Short-tailed shrews, all shrews in fact, live their frantic little lives just a few minutes ahead of death. The grim reaper starts nipping away at their pink hairless newborn rears from the get-go and never relents until catching up – an event which usually occurs in less than 18 months and often within a single year. As few as 6% of any generation of shrews will live to see the following spring due to the efforts of the reaper’s assassins: predation (the grim raptor, for instance), disease, starvation, parasitism, and even nervous breakdown.
So, the sight of a dead shrew on a crisp winter morning should hardly merit any deep attention, right? Well, this one – laying still and silent on the walkway covered by a light dusting of snow – did catch my eye. My attention was claimed not because the poor little thing was dead but because there appeared to be no obvious reason for it to be dead. This alerted my inner Sherlock Holmes response.
I have read of at least one instance of a shrew dying from fright due to a clap of thunder and there are numerous accounts of these beasts starving to death after only 24 hours without food, but I found it hard to believe that either of these circumstances was involved. Thunderstorms are rarer than hen’s teeth during winter and I failed to see why this individual would just suddenly stop, drop, and roll over in the middle of a walkway. I could, however, rule out an extreme case of intestinal gas or an inner attack of parasites because the thing had a small puncture hole in the back of his head. This, combined with the mussed fur and the presence of a few adherent cat-tail seeds, pointed toward an act of unfulfilled predation. Yes, my dear sirs and madams, this was a shrewicide.
It was a bloodless scene. Even though it looked as if there were blood about the shrew’s nose, this redness was due to being dead and frostbitten. What looked to be a raw piece of flesh nearby was only a bud cluster from a red maple. The puncture wound was deep but clean, my dear Watson, and it alone could have been the means of death. However, the fur about the mid-section was swirled and matted as if it had been slobbered upon and fatally crushed within the grip of some spitty assailant. I believe this to be the primary cause of death.
Having seen this circumstances many times, I, er…my inner Sherlock rather…should say this one was killed by a Red Fox. The canine killer seized his victim in the nearby marsh, brought it up to the walkway, and abandoned it to the elements.
This is the point in the story where my inner Watson agrees to certain parts of the deduction but claims some confusion as to the details.

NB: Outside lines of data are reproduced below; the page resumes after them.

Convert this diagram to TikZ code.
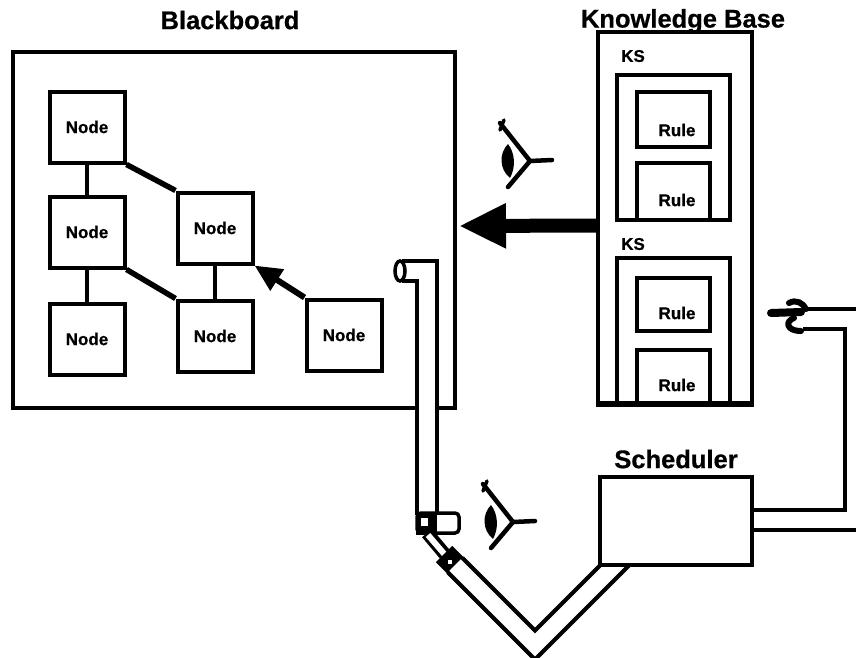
\documentclass[tikz,border=0pt]{standalone}
\usepackage{fontspec}
\setmainfont{Liberation Sans}
\newfontfamily\heavy{Liberation Sans Bold}[FakeBold=0.6]
\usetikzlibrary{arrows.meta,calc}
\begin{document}
\begin{tikzpicture}[x=1pt,y=-1pt,
  box/.style={draw, line width=4pt, fill=white, inner sep=0pt},
  nodebox/.style={box, minimum width=75pt, minimum height=71pt,
    font=\fontsize{17}{17}\selectfont\heavy},
  title/.style={font=\fontsize{25.5}{25.5}\selectfont\heavy},
  smalltext/.style={font=\fontsize{17}{17}\selectfont\heavy},
  link/.style={line width=3.5pt},
  thicklink/.style={line width=5.5pt},
  pipeout/.style={line width=24.5pt, line join=miter},
  pipein/.style={line width=16pt, white, line join=miter},
  eyeglyph/.pic={
    \fill (0,-17) .. controls (-9,-8) and (-9,8) .. (2,17)
          .. controls (8,6) and (7,-8) .. (0,-17) -- cycle;
    \draw[line width=4.5pt, line cap=round, line join=round]
      (-8,-38) -- (22,0) -- (0,26);
    \draw[line width=4.5pt, line cap=round] (22,0) -- (44,-1);
    \draw[line width=3.5pt, line cap=round] (-4,-41) -- (-8,-31);
  },
]
\useasboundingbox (0,0) rectangle (856,657);
\clip (0,0) rectangle (856,657);

% ---------- Blackboard ----------
\node[title] (bblabel) at (230,20) {Blackboard};
\node[box, minimum width=442pt, minimum height=356pt] (bb) at (234,230) {};

\node[nodebox] (n1) at (87,127) {Node};
\node[nodebox] (n2) at (87,232) {Node};
\node[nodebox] (n3) at (87,339) {Node};
\node[nodebox] (n4) at (215,228) {Node};
\node[nodebox] (n5) at (215,336) {Node};
\node[nodebox] (n6) at (344,335) {Node};

\draw[link] (n1.south) -- (n2.north);
\draw[link] (n2.south) -- (n3.north);
\draw[link] (n4.south) -- (n5.north);
\draw[thicklink] (n1.south east) -- (n4.north west);
\draw[thicklink] (n2.south east) -- (n5.north west);
\draw[line width=6pt, -{Triangle[length=27pt,width=24pt]}]
  (n6.north west) -- (n4.south east);

% ---------- Knowledge base ----------
\node[title] (kblabel) at (683,21) {Knowledge Base};
\node[box, minimum width=154pt, minimum height=371pt] (kb) at (675,217.5) {};

\node[smalltext] (ks1t) at (633,56) {KS};
\node[box, minimum width=113pt, minimum height=145pt] (ks1) at (673.5,147.5) {};
\node[box, minimum width=73pt, minimum height=55pt] (r1) at (673.5,119.5) {};
\node[box, minimum width=73pt, minimum height=57pt] (r2) at (673.5,191.5) {};
\node[smalltext] (r1t) at (677,130) {Rule};
\node[smalltext] (r2t) at (677,200) {Rule};

\node[smalltext] (ks2t) at (633,244) {KS};
\node[box, minimum width=113pt, minimum height=145pt] (ks2) at (673.5,330.5) {};
\node[box, minimum width=73pt, minimum height=53pt] (r3) at (673.5,304.5) {};
\node[box, minimum width=73pt, minimum height=53pt] (r4) at (673.5,376.5) {};
\node[smalltext] (r3t) at (677,313) {Rule};
\node[smalltext] (r4t) at (677,385) {Rule};
\draw[box, fill=none] (kb.south west) -- (kb.south east);

% knowledge flowing to the blackboard
\draw[line width=14pt, -{Triangle[length=47pt,width=42pt]}]
  ($(kb.west)+(0,8)$) -- ($(bb.east)+(2,-4)$);

% ---------- watching eyes ----------
\pic at (508,161) {eyeglyph};
\pic at (491,522) {eyeglyph};

% ---------- pipe from blackboard down to the scheduler ----------
\coordinate (hookend) at (402,271);
\coordinate (hookbend) at (427,271);
\coordinate (pipefoot) at (427,515);
\draw[pipeout] (hookend) -- (hookbend) -- (pipefoot);
\draw[pipein] (hookend) -- (hookbend) -- (pipefoot);
\draw[line width=3.5pt, fill=white] (400,271) ellipse [x radius=5, y radius=10];

% sensor at the foot of the pipe
\draw[line width=3.5pt, fill=white, rounded corners=4pt] (417,513) rectangle (459,533);
\fill (415.5,511.5) rectangle (437,534.5);
\fill[white] (421,518) rectangle (428,526);

% narrow neck and collar
\draw[line width=13pt] (427,533) -- (448,558);
\draw[line width=6pt, white] (428,535) -- (446,556);
\draw[line width=23pt] (444,554) -- (459,569);
\fill[white] (448,560) rectangle (452,564);

\coordinate (vstart) at (455,565);
\coordinate (vbottom) at (535,645);
\coordinate (vend) at (630,550);
\draw[pipeout] (vstart) -- (vbottom) -- (vend);
\draw[pipein] (vstart) -- (vbottom) -- (vend);

% ---------- pipe from the scheduler out to the hand ----------
\coordinate (sout) at (745,520);
\coordinate (scorner) at (855,520);
\coordinate (hcorner) at (855,319);
\coordinate (hand) at (803,319);
\draw[pipeout] (sout) -- (scorner) -- (hcorner) -- (hand);
\draw[pipein] (sout) -- (scorner) -- (hcorner) -- (hand);

% pointing hand
\draw[line width=8pt, line cap=round] (771,313) -- (801,312);
\draw[line width=6pt, line cap=round] (789,303) .. controls (796,299) and (803,303) .. (806,309);
\draw[line width=6pt, line cap=round] (794,318) .. controls (785,321) and (786,331) .. (801,331);

% ---------- Scheduler ----------
\node[title] (slabel) at (676,459) {Scheduler};
\node[box, minimum width=152pt, minimum height=88pt] (sched) at (676,521) {};
\end{tikzpicture}
\end{document}
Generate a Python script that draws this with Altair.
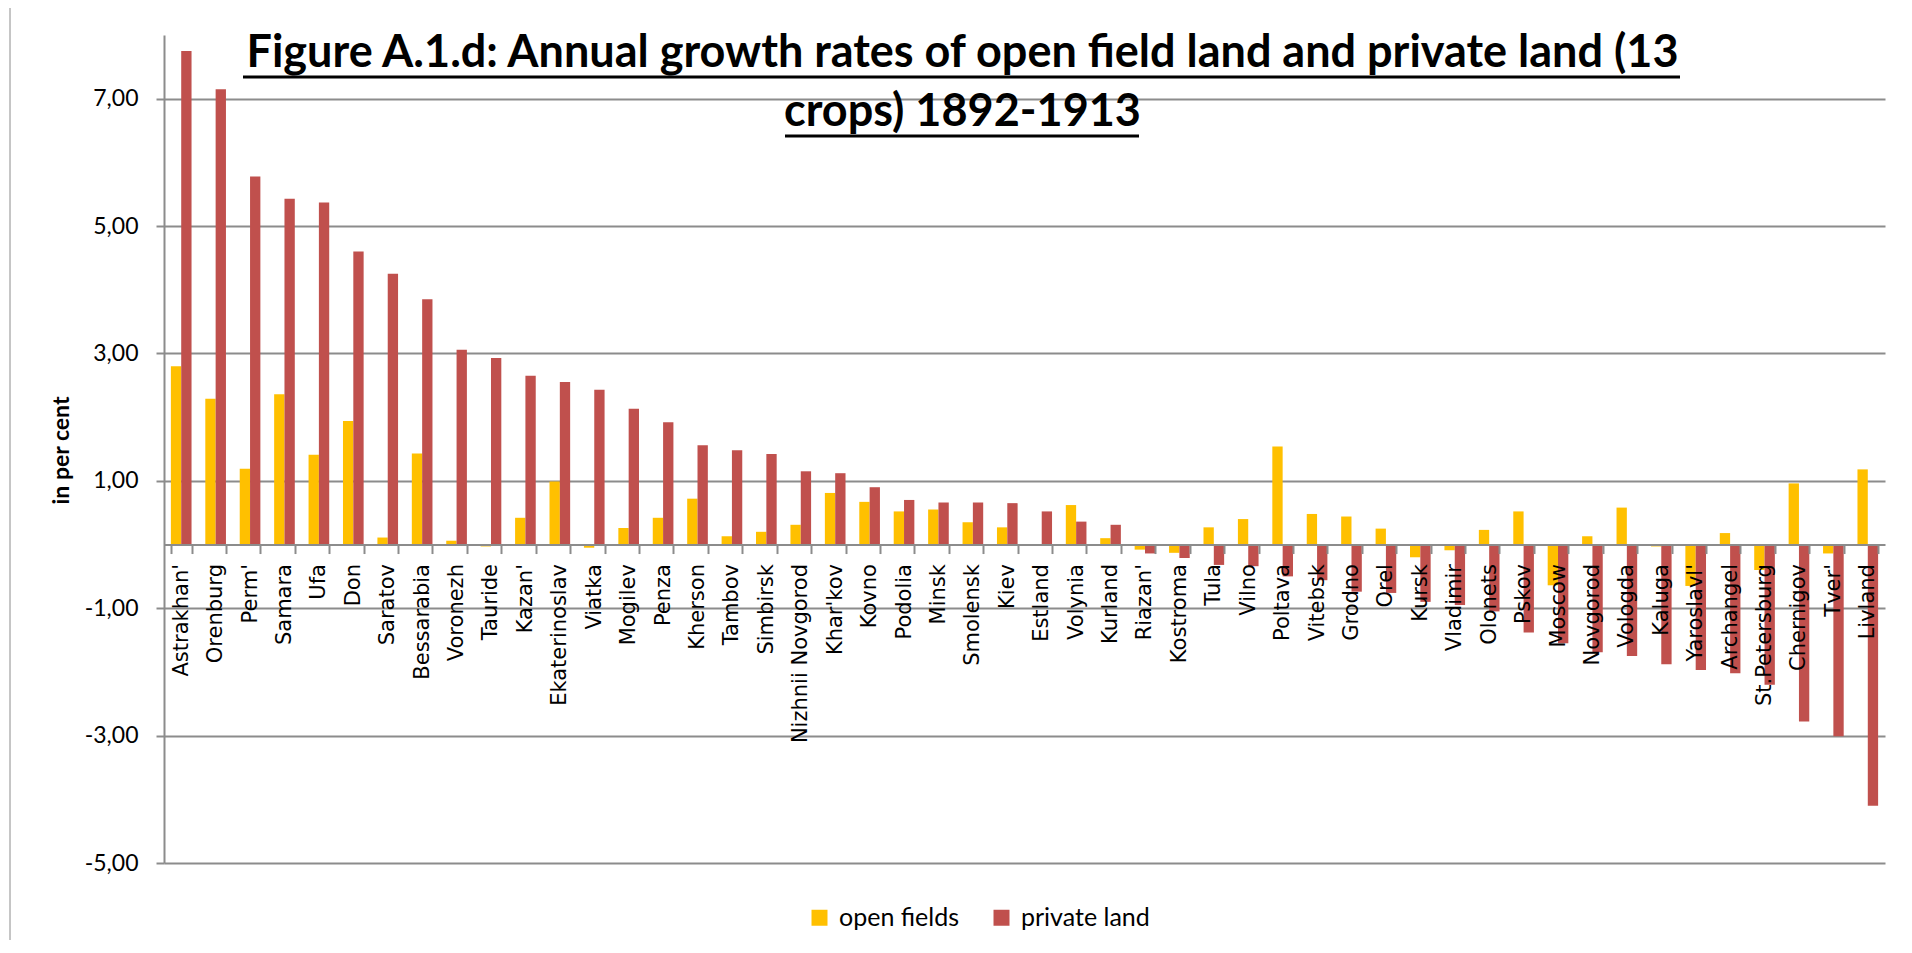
import altair as alt
import pandas as pd

# ---------------- data ----------------
provinces = [
    "Astrakhan'", "Orenburg", "Perm'", "Samara", "Ufa", "Don", "Saratov",
    "Bessarabia", "Voronezh", "Tauride", "Kazan'", "Ekaterinoslav", "Viatka",
    "Mogilev", "Penza", "Kherson", "Tambov", "Simbirsk", "Nizhnii Novgorod",
    "Khar'kov", "Kovno", "Podolia", "Minsk", "Smolensk", "Kiev", "Estland",
    "Volynia", "Kurland", "Riazan'", "Kostroma", "Tula", "Vilno", "Poltava",
    "Vitebsk", "Grodno", "Orel", "Kursk", "Vladimir", "Olonets", "Pskov",
    "Moscow", "Novgorod", "Vologda", "Kaluga", "Yaroslavl'", "Archangel",
    "St.Petersburg", "Chernigov", "Tver'", "Livland",
]
open_fields = [
    2.80, 2.29, 1.19, 2.36, 1.41, 1.94, 0.11,
    1.43, 0.06, -0.03, 0.42, 0.99, -0.05,
    0.26, 0.42, 0.72, 0.13, 0.20, 0.31,
    0.81, 0.67, 0.52, 0.55, 0.35, 0.27, -0.02,
    0.62, 0.10, -0.08, -0.13, 0.27, 0.40, 1.54,
    0.48, 0.44, 0.25, -0.20, -0.09, 0.23, 0.52,
    -0.64, 0.13, 0.58, -0.03, -0.65, 0.18,
    -0.40, 0.96, -0.14, 1.18,
]
private_land = [
    7.75, 7.15, 5.78, 5.43, 5.37, 4.60, 4.25,
    3.85, 3.06, 2.93, 2.65, 2.55, 2.43,
    2.13, 1.92, 1.56, 1.48, 1.42, 1.15,
    1.12, 0.90, 0.70, 0.66, 0.66, 0.65, 0.52,
    0.36, 0.31, -0.14, -0.21, -0.32, -0.34, -0.50,
    -0.56, -0.74, -0.76, -0.90, -0.95, -1.05, -1.38,
    -1.55, -1.69, -1.75, -1.88, -1.97, -2.02,
    -2.20, -2.78, -3.01, -4.10,
]
series_names = ["open fields", "private land"]
series_colors = ["#FFC000", "#C0504D"]
y_ticks = [-5, -3, -1, 1, 3, 5, 7]
y_domain = [-5, 8]
title_lines = [
    "Figure A.1.d: Annual growth rates of open field land and private land (13",
    "crops) 1892-1913",
]
y_title = "in per cent"

rows = []
for i, p in enumerate(provinces):
    rows.append({"province": p, "series": series_names[0], "value": open_fields[i]})
    rows.append({"province": p, "series": series_names[1], "value": private_land[i]})
df = pd.DataFrame(rows)

# ---------------- layout ----------------
W, H = 1721, 828
GRID = "#8c8c8c"
zero_offset = -H * (0 - y_domain[0]) / (y_domain[1] - y_domain[0])

bars = alt.Chart(df).mark_bar().encode(
    x=alt.X(
        "province:N",
        sort=provinces,
        scale=alt.Scale(paddingInner=0.4, paddingOuter=0.2),
        axis=alt.Axis(
            title=None, labelAngle=-90, labelFont="DejaVu Sans", labelFontSize=21,
            labelColor="black", labelPadding=10, labelOverlap=False, labelLimit=400,
            tickSize=9, tickColor=GRID, tickWidth=2, tickBand="extent",
            domainColor=GRID, domainWidth=2, offset=zero_offset, zindex=1, grid=False,
        ),
    ),
    xOffset=alt.XOffset("series:N", sort=series_names,
                        scale=alt.Scale(paddingInner=0, paddingOuter=0)),
    y=alt.Y(
        "value:Q",
        scale=alt.Scale(domain=y_domain, nice=False),
        axis=alt.Axis(
            values=y_ticks, title=y_title,
            titleFont="Lato", titleFontWeight="bold", titleFontSize=23, titleColor="black",
            titleAngle=270, titleX=-103, titleY=415, titleAlign="center", titleBaseline="middle",
            labelExpr="(datum.value < 0 ? '-' : '') + replace(format(abs(datum.value), '.2f'), '.', ',')",
            labelFont="Lato", labelFontSize=23, labelColor="black", labelPadding=18,
            tickSize=8, tickColor=GRID, tickWidth=2,
            domainColor=GRID, domainWidth=2,
            grid=True, gridColor=GRID, gridWidth=2,
        ),
    ),
    color=alt.Color(
        "series:N", sort=series_names,
        scale=alt.Scale(domain=series_names, range=series_colors),
        legend=alt.Legend(
            title=None, orient="none", legendX=643, legendY=870, direction="horizontal",
            symbolType="square", symbolSize=256, symbolStrokeWidth=0,
            labelFont="Lato", labelFontSize=25, labelColor="black", labelOffset=7,
            columnPadding=30, padding=0,
        ),
    ),
)

one = pd.DataFrame({"k": [0]})
frame = alt.Chart(one).mark_rect(fillOpacity=0, stroke="#8c8c8c", strokeWidth=1).encode(
    x=alt.value(-154), x2=alt.value(1760), y=alt.value(-29), y2=alt.value(1000)
)
underline = alt.Chart(one).mark_rule(color="black", strokeWidth=3)
ul1 = underline.encode(x=alt.value(79), x2=alt.value(1516), y=alt.value(42))
ul2 = underline.encode(x=alt.value(621), x2=alt.value(975), y=alt.value(101))

chart = alt.layer(frame, bars, ul1, ul2).properties(
    width=W,
    height=H,
    autosize=alt.AutoSizeParams(type="none"),
    padding={"left": 156, "top": 27, "right": 19, "bottom": 77},
    title=alt.TitleParams(
        text=title_lines, font="Lato", fontSize=45, fontWeight="bold", color="black",
        anchor="middle", frame="group", orient="top", dx=-62, offset=-165,
        baseline="alphabetic", lineHeight=59,
    ),
).configure_view(stroke=None)

chart.save("out.html", embed_options={"renderer": "svg", "actions": False})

The fox connection is clear enough since Moriarity would never involve himself in such a small crime. It has been well documented that Red foxes are known for killing shrews then leaving them untouched. Other predators, such as cats and coyotes will also do this, but foxes seem to have the corner on this market. One study conducted in northern Michigan followed nearly a 1,000 miles of winter fox trails and discovered dozens of whole dead shrews along the way. In 1908, a naturalist reported over 20 dead shrews laying about the entrance of a fox den!
Short-tailed Shrews have a pair of glands on their flanks and a large belly gland that exudes musty secretions. These glands are employed in marking territories but they also tend to discourage predation. The acting principle here is that a consumer will not eat a jelly filled donut if it smells and tastes like ear wax. This principle has no affect on owls, who eat them with gusto (a jelly donut is a jelly donut). Shrew remains do show up in fox droppings too, but not too often. They are negatively influenced by this chemical smearing. Why do they bother killing shrews if they don’t like them? It is believed that foxes often react with instinctive killer efficiency when spotting small running mammals. In other words, kill first then ask questions later. If the answer comes in the form of a shrewy mouthful of bad taste then the thing is dropped.
Short-tailed Shrews also happen to be venomous. Should they land a nifty little bite while engaged in a death struggle they can inject some distasteful nastiness. There is enough toxin in one shrew to kill 20 mice, according to one study, and to leave a significant tingle in the lips of an overanxious fox. I do wonder if the scientists in that study actually lined up a bunch of mice and invited them in one by one – the nurse poking her head through the door and saying “next” to the terrified mice in the waiting room, but this is neither here nor there. That the dead shrew in question was there on the pavement was enough to prove just how nasty shrews can be.
Inner Watson did ask one more question upon summing up this case. How is it that you deduce that the shrew was killed in the nearby marsh and not right there on the walkway? My inner Holmes placed his fingertips together and leaned forward in his chair to answer his partner. “The cat-tail seeds adhering to the victim’s body fur were incorporated into it, you see. They were stuck onto to the dried slobber rather than randomly blown upon it,” he replied. “Our careless Reynard dove upon his prey amid the fluffy cat-tail heads. He got a mouthful of shrew and fluff and carried the disgusting combination over to the path before realizing his mistake.”
With that last interaction, I stopped talking to myself and moved on. The tiny body was missiled back over the hedge and into the marsh from whence…er, where… it came.